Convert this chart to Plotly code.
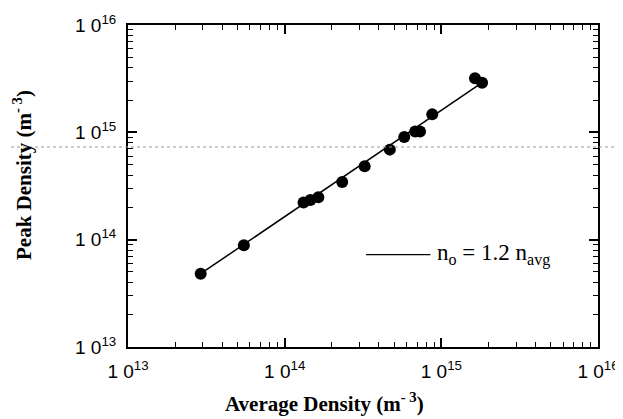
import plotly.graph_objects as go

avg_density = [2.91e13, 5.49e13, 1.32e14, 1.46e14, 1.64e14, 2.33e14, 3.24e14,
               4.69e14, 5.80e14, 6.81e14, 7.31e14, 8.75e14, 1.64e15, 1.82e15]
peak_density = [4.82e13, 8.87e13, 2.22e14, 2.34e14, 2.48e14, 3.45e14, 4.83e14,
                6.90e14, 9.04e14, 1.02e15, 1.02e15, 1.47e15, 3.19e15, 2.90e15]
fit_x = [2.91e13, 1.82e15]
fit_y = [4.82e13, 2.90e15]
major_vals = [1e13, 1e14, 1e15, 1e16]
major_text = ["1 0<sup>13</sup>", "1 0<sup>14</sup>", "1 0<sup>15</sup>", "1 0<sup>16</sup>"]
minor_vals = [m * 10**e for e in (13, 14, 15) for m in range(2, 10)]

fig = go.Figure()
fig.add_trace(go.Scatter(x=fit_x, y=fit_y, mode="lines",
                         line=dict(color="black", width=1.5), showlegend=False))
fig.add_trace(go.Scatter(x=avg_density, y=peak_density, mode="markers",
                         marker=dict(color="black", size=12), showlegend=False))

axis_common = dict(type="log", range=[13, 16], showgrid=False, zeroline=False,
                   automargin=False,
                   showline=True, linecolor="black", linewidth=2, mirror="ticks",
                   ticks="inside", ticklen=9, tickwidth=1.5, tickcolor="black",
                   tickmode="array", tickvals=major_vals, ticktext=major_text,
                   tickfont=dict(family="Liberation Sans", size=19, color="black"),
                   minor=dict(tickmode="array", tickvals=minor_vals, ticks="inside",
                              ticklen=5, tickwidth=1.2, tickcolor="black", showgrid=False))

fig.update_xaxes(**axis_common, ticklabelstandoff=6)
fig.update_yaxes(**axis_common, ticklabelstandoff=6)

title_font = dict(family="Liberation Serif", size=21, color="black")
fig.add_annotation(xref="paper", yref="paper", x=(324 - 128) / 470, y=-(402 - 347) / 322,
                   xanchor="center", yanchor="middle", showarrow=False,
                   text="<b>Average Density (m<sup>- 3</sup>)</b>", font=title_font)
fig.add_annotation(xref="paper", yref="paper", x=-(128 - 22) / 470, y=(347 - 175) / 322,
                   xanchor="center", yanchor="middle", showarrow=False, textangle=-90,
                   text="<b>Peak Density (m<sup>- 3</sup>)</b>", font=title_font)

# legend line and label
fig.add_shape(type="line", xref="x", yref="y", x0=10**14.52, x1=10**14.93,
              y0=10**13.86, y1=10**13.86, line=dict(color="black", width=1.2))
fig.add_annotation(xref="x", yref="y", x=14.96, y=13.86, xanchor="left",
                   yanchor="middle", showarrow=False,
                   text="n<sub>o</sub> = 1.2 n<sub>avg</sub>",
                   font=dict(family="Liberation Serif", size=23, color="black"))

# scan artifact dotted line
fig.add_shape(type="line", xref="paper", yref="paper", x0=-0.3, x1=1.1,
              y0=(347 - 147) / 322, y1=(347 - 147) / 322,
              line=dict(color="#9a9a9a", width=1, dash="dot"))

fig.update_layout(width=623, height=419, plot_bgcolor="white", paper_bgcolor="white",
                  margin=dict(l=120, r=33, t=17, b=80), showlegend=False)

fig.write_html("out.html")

******************************

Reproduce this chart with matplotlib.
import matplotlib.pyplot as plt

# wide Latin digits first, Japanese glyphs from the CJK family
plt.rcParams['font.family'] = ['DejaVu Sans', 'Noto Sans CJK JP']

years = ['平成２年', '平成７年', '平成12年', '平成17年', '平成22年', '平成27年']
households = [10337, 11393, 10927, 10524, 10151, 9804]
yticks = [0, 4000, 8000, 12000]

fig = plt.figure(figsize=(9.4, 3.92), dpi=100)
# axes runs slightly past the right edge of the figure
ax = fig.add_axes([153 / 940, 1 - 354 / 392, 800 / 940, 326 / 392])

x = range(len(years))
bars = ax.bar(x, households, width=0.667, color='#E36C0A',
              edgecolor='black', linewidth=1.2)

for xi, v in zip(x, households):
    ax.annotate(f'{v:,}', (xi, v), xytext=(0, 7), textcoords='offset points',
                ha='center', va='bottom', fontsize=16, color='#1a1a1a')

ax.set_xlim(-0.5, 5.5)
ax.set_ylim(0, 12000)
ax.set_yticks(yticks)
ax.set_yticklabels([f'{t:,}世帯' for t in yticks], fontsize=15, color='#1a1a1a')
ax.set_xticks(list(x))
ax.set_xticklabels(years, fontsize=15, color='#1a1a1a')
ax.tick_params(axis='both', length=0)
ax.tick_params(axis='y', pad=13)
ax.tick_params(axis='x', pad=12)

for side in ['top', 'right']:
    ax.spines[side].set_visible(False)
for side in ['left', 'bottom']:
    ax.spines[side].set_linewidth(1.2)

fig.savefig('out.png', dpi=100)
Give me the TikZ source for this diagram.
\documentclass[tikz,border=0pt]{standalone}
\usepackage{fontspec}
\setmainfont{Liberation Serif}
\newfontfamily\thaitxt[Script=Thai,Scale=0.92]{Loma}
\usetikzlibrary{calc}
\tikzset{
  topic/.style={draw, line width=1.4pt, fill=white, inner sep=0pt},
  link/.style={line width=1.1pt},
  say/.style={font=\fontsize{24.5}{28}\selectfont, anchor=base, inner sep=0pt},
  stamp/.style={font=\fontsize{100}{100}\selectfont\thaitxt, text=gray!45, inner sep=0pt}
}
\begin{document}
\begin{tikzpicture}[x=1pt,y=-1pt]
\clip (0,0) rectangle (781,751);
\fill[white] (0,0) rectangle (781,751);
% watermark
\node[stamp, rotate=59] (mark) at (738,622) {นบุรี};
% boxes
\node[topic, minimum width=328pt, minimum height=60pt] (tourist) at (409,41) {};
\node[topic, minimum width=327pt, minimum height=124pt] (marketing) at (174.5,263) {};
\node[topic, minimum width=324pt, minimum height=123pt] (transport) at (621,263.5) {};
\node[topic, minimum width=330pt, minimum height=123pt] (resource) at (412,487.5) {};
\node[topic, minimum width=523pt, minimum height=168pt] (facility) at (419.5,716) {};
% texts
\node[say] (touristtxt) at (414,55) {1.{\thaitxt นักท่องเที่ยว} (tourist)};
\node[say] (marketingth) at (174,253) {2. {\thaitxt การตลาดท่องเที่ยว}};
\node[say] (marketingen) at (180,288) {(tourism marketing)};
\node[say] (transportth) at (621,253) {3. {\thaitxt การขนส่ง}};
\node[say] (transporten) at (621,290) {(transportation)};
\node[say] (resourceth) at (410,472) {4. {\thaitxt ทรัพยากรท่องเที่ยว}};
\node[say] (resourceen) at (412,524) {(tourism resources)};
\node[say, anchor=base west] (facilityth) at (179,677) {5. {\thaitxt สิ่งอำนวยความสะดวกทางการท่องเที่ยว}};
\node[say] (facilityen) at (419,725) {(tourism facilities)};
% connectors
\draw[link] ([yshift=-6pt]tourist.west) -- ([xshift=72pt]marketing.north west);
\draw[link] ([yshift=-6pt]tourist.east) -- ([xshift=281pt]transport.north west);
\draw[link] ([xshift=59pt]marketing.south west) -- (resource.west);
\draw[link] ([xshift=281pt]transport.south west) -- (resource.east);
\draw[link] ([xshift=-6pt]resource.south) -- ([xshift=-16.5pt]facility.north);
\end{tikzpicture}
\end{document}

******************************

Above are records; repeat only the lines from the line with "Convert this chart to Plotly code." through the line with "fig.update_yaxes(**axis_common, ticklabelstandoff=6)", and leave pictures out.

Convert this chart to Plotly code.
import plotly.graph_objects as go

avg_density = [2.91e13, 5.49e13, 1.32e14, 1.46e14, 1.64e14, 2.33e14, 3.24e14,
               4.69e14, 5.80e14, 6.81e14, 7.31e14, 8.75e14, 1.64e15, 1.82e15]
peak_density = [4.82e13, 8.87e13, 2.22e14, 2.34e14, 2.48e14, 3.45e14, 4.83e14,
                6.90e14, 9.04e14, 1.02e15, 1.02e15, 1.47e15, 3.19e15, 2.90e15]
fit_x = [2.91e13, 1.82e15]
fit_y = [4.82e13, 2.90e15]
major_vals = [1e13, 1e14, 1e15, 1e16]
major_text = ["1 0<sup>13</sup>", "1 0<sup>14</sup>", "1 0<sup>15</sup>", "1 0<sup>16</sup>"]
minor_vals = [m * 10**e for e in (13, 14, 15) for m in range(2, 10)]

fig = go.Figure()
fig.add_trace(go.Scatter(x=fit_x, y=fit_y, mode="lines",
                         line=dict(color="black", width=1.5), showlegend=False))
fig.add_trace(go.Scatter(x=avg_density, y=peak_density, mode="markers",
                         marker=dict(color="black", size=12), showlegend=False))

axis_common = dict(type="log", range=[13, 16], showgrid=False, zeroline=False,
                   automargin=False,
                   showline=True, linecolor="black", linewidth=2, mirror="ticks",
                   ticks="inside", ticklen=9, tickwidth=1.5, tickcolor="black",
                   tickmode="array", tickvals=major_vals, ticktext=major_text,
                   tickfont=dict(family="Liberation Sans", size=19, color="black"),
                   minor=dict(tickmode="array", tickvals=minor_vals, ticks="inside",
                              ticklen=5, tickwidth=1.2, tickcolor="black", showgrid=False))

fig.update_xaxes(**axis_common, ticklabelstandoff=6)
fig.update_yaxes(**axis_common, ticklabelstandoff=6)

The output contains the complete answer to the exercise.